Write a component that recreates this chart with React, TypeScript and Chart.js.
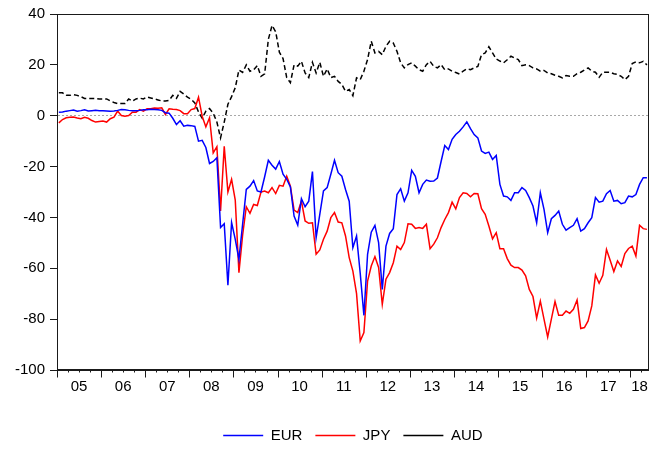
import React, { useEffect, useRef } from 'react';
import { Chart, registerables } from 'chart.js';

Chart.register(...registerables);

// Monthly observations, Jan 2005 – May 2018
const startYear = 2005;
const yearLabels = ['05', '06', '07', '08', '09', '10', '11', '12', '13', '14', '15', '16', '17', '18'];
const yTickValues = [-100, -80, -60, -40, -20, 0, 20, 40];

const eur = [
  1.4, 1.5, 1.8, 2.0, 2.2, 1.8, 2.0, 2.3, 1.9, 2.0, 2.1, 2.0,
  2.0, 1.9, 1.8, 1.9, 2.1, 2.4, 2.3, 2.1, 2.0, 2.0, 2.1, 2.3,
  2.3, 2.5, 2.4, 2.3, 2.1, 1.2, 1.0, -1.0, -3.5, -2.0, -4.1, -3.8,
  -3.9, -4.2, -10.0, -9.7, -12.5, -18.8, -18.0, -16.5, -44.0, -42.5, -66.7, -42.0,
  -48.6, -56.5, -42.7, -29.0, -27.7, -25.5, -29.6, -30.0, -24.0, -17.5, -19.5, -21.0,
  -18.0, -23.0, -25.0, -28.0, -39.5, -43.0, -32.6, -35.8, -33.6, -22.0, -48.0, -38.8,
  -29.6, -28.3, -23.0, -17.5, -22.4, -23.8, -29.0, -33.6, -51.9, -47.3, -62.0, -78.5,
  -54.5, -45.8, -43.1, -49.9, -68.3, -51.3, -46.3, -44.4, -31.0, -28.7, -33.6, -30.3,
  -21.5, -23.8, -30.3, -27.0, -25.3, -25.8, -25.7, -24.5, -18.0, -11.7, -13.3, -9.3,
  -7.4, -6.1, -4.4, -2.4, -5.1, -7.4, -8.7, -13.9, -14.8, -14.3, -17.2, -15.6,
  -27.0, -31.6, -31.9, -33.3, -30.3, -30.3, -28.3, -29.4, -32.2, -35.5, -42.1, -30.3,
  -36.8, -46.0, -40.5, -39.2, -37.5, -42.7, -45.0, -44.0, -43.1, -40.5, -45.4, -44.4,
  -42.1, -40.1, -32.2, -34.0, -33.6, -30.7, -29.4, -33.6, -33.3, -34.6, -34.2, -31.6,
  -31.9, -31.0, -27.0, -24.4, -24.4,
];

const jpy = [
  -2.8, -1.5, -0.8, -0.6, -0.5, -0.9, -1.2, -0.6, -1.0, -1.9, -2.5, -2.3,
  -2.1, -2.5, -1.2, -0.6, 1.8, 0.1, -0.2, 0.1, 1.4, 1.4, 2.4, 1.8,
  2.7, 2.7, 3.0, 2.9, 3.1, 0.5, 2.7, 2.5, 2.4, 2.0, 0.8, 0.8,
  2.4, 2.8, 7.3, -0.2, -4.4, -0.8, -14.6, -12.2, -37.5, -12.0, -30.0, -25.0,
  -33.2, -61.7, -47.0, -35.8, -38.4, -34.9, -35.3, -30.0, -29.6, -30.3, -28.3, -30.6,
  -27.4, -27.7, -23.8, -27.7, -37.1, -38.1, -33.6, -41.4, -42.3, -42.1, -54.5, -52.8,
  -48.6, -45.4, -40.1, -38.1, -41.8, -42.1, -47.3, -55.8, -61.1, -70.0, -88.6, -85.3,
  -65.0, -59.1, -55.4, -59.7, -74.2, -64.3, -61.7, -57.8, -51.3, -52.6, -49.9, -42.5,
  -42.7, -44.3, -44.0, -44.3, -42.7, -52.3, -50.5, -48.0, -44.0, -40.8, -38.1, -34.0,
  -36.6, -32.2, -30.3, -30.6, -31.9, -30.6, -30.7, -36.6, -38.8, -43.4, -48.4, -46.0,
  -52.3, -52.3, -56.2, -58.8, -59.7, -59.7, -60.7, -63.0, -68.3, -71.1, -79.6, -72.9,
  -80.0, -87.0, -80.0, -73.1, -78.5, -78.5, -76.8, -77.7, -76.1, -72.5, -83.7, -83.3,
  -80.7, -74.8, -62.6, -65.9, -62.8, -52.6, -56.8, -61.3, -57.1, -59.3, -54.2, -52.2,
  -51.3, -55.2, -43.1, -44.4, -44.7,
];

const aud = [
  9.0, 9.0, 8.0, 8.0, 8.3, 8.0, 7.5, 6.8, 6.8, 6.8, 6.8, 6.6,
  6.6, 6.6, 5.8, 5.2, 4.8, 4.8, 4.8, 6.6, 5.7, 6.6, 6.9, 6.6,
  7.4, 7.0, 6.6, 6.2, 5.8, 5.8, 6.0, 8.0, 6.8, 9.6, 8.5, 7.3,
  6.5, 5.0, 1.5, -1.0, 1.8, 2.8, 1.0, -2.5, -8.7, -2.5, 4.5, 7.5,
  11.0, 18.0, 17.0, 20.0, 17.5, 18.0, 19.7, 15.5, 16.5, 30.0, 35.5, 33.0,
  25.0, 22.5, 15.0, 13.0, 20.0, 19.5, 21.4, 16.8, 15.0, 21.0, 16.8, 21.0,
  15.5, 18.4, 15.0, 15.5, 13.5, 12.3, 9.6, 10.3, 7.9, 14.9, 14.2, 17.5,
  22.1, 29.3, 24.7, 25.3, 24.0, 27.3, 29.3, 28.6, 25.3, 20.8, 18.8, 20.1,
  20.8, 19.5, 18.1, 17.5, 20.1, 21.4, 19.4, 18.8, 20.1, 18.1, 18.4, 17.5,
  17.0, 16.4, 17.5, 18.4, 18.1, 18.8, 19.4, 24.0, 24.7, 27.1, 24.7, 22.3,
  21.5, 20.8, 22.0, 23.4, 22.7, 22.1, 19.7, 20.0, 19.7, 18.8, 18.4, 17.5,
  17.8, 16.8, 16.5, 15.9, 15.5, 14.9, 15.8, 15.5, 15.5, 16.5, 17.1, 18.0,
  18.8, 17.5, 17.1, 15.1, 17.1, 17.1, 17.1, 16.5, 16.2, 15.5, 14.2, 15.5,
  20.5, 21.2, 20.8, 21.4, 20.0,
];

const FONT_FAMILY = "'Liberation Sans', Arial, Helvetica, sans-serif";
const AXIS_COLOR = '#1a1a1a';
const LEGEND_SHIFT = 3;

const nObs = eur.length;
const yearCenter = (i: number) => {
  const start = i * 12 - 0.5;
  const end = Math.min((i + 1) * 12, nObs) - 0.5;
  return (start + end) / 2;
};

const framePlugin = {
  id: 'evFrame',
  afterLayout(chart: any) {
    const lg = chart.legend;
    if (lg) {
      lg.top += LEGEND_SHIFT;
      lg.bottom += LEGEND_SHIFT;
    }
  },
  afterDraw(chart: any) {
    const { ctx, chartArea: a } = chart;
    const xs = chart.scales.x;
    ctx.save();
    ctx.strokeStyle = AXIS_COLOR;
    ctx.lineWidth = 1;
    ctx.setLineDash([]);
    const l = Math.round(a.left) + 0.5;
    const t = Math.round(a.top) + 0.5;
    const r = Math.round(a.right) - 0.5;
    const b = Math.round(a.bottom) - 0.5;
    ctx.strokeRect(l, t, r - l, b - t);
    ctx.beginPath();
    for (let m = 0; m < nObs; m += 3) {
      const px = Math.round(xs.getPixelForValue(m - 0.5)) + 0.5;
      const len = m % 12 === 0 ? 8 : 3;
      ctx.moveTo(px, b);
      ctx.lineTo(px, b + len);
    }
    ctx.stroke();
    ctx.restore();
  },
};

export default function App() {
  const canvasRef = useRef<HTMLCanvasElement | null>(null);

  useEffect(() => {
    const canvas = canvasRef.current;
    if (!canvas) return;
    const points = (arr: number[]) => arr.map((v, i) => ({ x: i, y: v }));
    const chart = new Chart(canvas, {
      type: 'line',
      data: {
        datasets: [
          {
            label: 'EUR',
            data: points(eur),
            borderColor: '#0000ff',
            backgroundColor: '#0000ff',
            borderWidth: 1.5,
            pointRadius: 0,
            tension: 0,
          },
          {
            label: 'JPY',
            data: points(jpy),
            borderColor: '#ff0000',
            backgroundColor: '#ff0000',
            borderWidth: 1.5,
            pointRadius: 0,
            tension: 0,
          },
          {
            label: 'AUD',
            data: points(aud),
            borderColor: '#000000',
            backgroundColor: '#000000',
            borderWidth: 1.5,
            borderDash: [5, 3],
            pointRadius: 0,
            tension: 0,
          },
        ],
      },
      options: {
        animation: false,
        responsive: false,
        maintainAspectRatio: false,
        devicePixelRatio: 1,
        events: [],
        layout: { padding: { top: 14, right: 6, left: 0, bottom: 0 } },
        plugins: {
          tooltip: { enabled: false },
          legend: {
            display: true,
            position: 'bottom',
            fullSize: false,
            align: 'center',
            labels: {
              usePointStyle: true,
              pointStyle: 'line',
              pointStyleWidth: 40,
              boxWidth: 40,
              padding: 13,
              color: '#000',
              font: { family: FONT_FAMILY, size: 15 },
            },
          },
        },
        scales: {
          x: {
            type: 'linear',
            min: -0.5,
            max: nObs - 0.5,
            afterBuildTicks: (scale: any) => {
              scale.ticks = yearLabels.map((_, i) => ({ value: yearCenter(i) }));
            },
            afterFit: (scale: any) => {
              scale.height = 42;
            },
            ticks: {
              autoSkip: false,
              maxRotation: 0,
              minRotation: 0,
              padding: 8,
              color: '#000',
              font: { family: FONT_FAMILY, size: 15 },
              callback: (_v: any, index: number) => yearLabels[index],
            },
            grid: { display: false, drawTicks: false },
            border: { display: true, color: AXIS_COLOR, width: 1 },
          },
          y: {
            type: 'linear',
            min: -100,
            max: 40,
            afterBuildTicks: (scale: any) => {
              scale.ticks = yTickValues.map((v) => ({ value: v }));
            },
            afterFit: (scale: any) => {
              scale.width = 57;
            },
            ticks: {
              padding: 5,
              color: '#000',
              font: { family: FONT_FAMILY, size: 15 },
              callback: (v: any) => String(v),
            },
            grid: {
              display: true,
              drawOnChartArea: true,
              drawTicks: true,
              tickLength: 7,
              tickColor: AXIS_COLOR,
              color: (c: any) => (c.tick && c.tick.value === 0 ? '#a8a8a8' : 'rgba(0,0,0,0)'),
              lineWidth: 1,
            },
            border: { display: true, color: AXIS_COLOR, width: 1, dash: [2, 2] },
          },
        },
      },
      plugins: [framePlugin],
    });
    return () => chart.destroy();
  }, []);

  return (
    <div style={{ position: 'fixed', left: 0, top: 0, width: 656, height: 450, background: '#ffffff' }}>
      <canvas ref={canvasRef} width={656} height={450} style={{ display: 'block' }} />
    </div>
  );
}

OBJECTIVE: Give again exactly the lines running from the beginning of the material above through the line that contains "const yTickValues = [-100, -80, -60, -40, -20, 0, 20, 40];", and leave out every picture.

ANSWER FOR THE TASK:
Write a component that recreates this chart with React, TypeScript and Chart.js.
import React, { useEffect, useRef } from 'react';
import { Chart, registerables } from 'chart.js';

Chart.register(...registerables);

// Monthly observations, Jan 2005 – May 2018
const startYear = 2005;
const yearLabels = ['05', '06', '07', '08', '09', '10', '11', '12', '13', '14', '15', '16', '17', '18'];
const yTickValues = [-100, -80, -60, -40, -20, 0, 20, 40];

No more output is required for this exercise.